Charged polymers form unusual nanostructures

Diblock copolymers—made up of a chain of monomer A bound to a chain of monomer B, as shown in figure 1a—are of great theoretical and practical interest. When the A and B monomers are sufficiently immiscible, they can segregate into self-assembled periodic nanostructures such as alternating layers or hexagonally ordered rods. The morphology of those two-phase structures depends on the phase immiscibility, the relative lengths of the A and B chains, and other factors. Choosing the A and B phases with complementary properties enables a variety of applications. (See the article by Frank Bates and Glenn Fredrickson, Physics Today, February 1999, page 32 .)

For example, to make a solid-state electrolyte for a battery or fuel cell, one can optimize the A phase for ionic conductivity, with negative ions bound to the polymer chains balanced by unbound positive ions, and the B phase for mechanical stability. Numerous experiments, however, have shown that the theoretically derived phase diagram that predicts the nanophase morphology no longer applies when one of the phases is charged. ¹

Monica Olvera de la Cruz and colleagues at Northwestern University have developed a new theory that accurately describes the ion-rich A phase by accounting for correlations among the charged monomers and ions. ² Tuning the strength of those correlations, which depends, most importantly, on the dielectric constant of the A phase, can induce qualitative changes in the A phase’s morphology.

Ionic effects

The canonical phase diagram for neutral diblock copolymers, shown in figure 1b, illustrates how, as a function of the fraction f_A of A monomers and phase immiscibility χ, the polymers can be disordered or can form layered or hexagonal structures. The phase boundaries are derived from self-consistent field theory (SCFT), which is founded on the assumption that as the polymers move around, each one responds to the mean density of all the others—so instead of solving the many-body problem of all the polymers simultaneously, one need only look at the problem of a single polymer moving in an applied field. For neutral-polymer systems, that assumption seems to be good: SCFT has been successfully used for decades to describe various aspects of phase segregation in neutral polymers and copolymers.

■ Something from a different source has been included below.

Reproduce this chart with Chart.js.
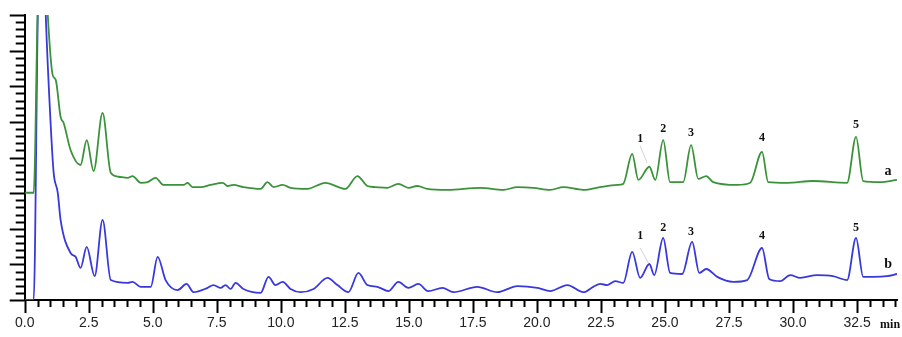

Applying SCFT to a charged polymer system means assuming that each charge—whether free or bound to a polymer—feels the average electric field of all the other charges. Such a treatment results in a phase diagram of the same shape as the one in figure 1b, but shifted down by an amount proportional to the fraction of charged monomers in the A phase. ³ That is, the immiscibility χ is replaced by an effective immiscibility, and everything else is the same.

In general, though, ions in polymeric materials don’t behave like the structureless sea of charge that SCFT assumes. When the A phase’s ion concentration is low or its dielectric constant is high, charges are screened from each other, so they act almost independently, and SCFT is almost right. But as the charge fraction increases or the dielectric constant decreases, charges form correlated clusters, which exert local forces on the material and have the potential to influence its structure.

A useful theoretical treatment of charged diblock copolymers, then, requires that ion–ion interactions be treated explicitly without making the polymer calculations computationally intractable. Olvera de la Cruz and colleagues’ solution was to continue to describe the polymers with SCFT and to treat the ion clusters with so-called liquid-state theory, which has long been used to study fluids of strongly coupled ions. Postdoc Charles Sing, an expert in SCFT, worked with senior scientist Jos Zwanikken, an expert in liquid-state theory, to unite the two theories in a single computer code.

The result was a phase diagram that depends on four parameters: f_A and χ from the neutral polymer case; the ion concentration in the A phase; and Γ, a measure of the strength of charge correlations, inversely proportional to the A phase’s dielectric constant. Cross sections of that four-dimensional parameter space for particular values of the charge fraction and Γ can yield two-dimensional phase diagrams that are severely distorted from the neutral case.

Figure 2 shows one example. In a neutral system, the “inverse-hexagonal” phase, consisting of rods of monomer B in a sea of monomer A, occurs only when f_A > 0.5—that is, when the A block is longer than the B block. But at high enough values of the charge fraction and Γ, that phase is shifted to much lower values of f_A. Inverse-hexagonal phases in systems with low f_A have been experimentally observed before. ⁴ But until now, there’s been no complete map of the 4D parameter space to show under what conditions they might occur.

The ability to create inverse-hexagonal phases is potentially important for designing solid-state electrolytes because a continuously connected A phase allows ion transport in any direction. Even for applications in which conductivity isn’t important, access to different structures may prove useful, and tuning the charge fraction to change the morphology may be easier than tuning χ. “Beyond reproducing the curiosities of the existing literature,” says Olvera de la Cruz, “our theory allows block copolymer systems to be manipulated in a way that’s been explored in only a precursory manner. It’s now up to the experimenters to explore that manipulation for both batteries and other materials.”